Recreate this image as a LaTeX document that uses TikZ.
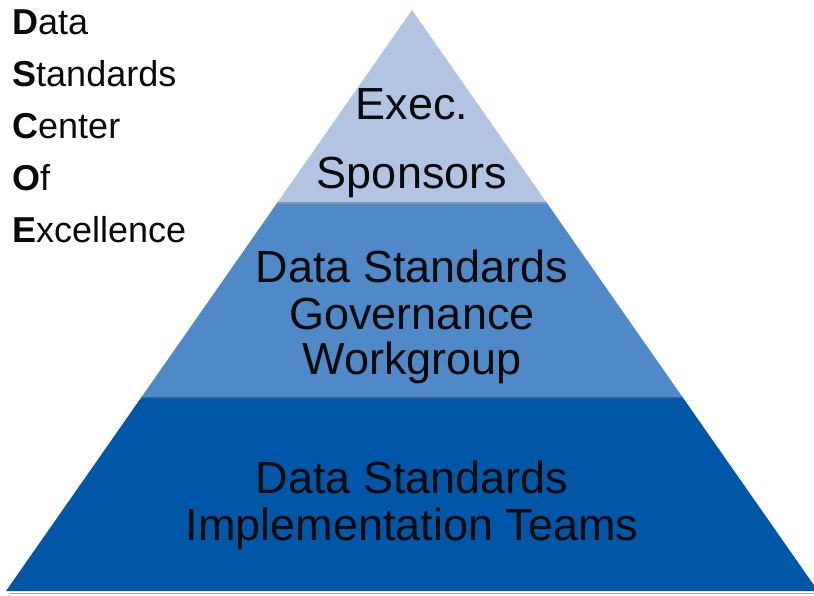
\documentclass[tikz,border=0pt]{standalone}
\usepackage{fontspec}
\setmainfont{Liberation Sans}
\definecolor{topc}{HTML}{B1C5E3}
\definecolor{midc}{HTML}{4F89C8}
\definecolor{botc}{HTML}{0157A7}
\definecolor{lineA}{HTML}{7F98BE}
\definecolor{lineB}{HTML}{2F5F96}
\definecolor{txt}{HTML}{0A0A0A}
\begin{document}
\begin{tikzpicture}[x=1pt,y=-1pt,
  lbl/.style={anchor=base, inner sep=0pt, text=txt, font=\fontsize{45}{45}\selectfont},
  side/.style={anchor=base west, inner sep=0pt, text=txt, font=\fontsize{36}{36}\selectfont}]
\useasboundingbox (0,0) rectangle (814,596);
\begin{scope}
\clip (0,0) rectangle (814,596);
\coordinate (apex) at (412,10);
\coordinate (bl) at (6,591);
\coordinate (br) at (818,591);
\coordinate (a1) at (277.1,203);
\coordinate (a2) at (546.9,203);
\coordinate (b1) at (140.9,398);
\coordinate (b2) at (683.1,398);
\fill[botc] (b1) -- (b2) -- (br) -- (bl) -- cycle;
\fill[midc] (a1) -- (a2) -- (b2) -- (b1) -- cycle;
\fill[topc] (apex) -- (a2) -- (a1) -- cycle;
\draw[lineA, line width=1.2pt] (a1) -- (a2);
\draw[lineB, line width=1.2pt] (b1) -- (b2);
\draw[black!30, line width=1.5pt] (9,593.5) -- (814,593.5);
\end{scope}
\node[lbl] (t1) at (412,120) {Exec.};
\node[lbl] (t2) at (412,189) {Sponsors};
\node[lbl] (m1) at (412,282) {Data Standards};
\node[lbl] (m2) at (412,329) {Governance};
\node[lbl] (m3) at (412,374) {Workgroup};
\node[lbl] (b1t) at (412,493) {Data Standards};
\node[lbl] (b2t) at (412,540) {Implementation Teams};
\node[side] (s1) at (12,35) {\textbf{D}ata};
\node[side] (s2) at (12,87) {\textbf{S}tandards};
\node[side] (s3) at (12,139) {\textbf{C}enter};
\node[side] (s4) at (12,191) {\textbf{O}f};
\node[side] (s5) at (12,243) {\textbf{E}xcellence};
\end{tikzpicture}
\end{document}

## Written instruction
Repeat the material above in full and unchanged, minus its images.

## Final result
Recreate this image as a LaTeX document that uses TikZ.
\documentclass[tikz,border=0pt]{standalone}
\usepackage{fontspec}
\setmainfont{Liberation Sans}
\definecolor{topc}{HTML}{B1C5E3}
\definecolor{midc}{HTML}{4F89C8}
\definecolor{botc}{HTML}{0157A7}
\definecolor{lineA}{HTML}{7F98BE}
\definecolor{lineB}{HTML}{2F5F96}
\definecolor{txt}{HTML}{0A0A0A}
\begin{document}
\begin{tikzpicture}[x=1pt,y=-1pt,
  lbl/.style={anchor=base, inner sep=0pt, text=txt, font=\fontsize{45}{45}\selectfont},
  side/.style={anchor=base west, inner sep=0pt, text=txt, font=\fontsize{36}{36}\selectfont}]
\useasboundingbox (0,0) rectangle (814,596);
\begin{scope}
\clip (0,0) rectangle (814,596);
\coordinate (apex) at (412,10);
\coordinate (bl) at (6,591);
\coordinate (br) at (818,591);
\coordinate (a1) at (277.1,203);
\coordinate (a2) at (546.9,203);
\coordinate (b1) at (140.9,398);
\coordinate (b2) at (683.1,398);
\fill[botc] (b1) -- (b2) -- (br) -- (bl) -- cycle;
\fill[midc] (a1) -- (a2) -- (b2) -- (b1) -- cycle;
\fill[topc] (apex) -- (a2) -- (a1) -- cycle;
\draw[lineA, line width=1.2pt] (a1) -- (a2);
\draw[lineB, line width=1.2pt] (b1) -- (b2);
\draw[black!30, line width=1.5pt] (9,593.5) -- (814,593.5);
\end{scope}
\node[lbl] (t1) at (412,120) {Exec.};
\node[lbl] (t2) at (412,189) {Sponsors};
\node[lbl] (m1) at (412,282) {Data Standards};
\node[lbl] (m2) at (412,329) {Governance};
\node[lbl] (m3) at (412,374) {Workgroup};
\node[lbl] (b1t) at (412,493) {Data Standards};
\node[lbl] (b2t) at (412,540) {Implementation Teams};
\node[side] (s1) at (12,35) {\textbf{D}ata};
\node[side] (s2) at (12,87) {\textbf{S}tandards};
\node[side] (s3) at (12,139) {\textbf{C}enter};
\node[side] (s4) at (12,191) {\textbf{O}f};
\node[side] (s5) at (12,243) {\textbf{E}xcellence};
\end{tikzpicture}
\end{document}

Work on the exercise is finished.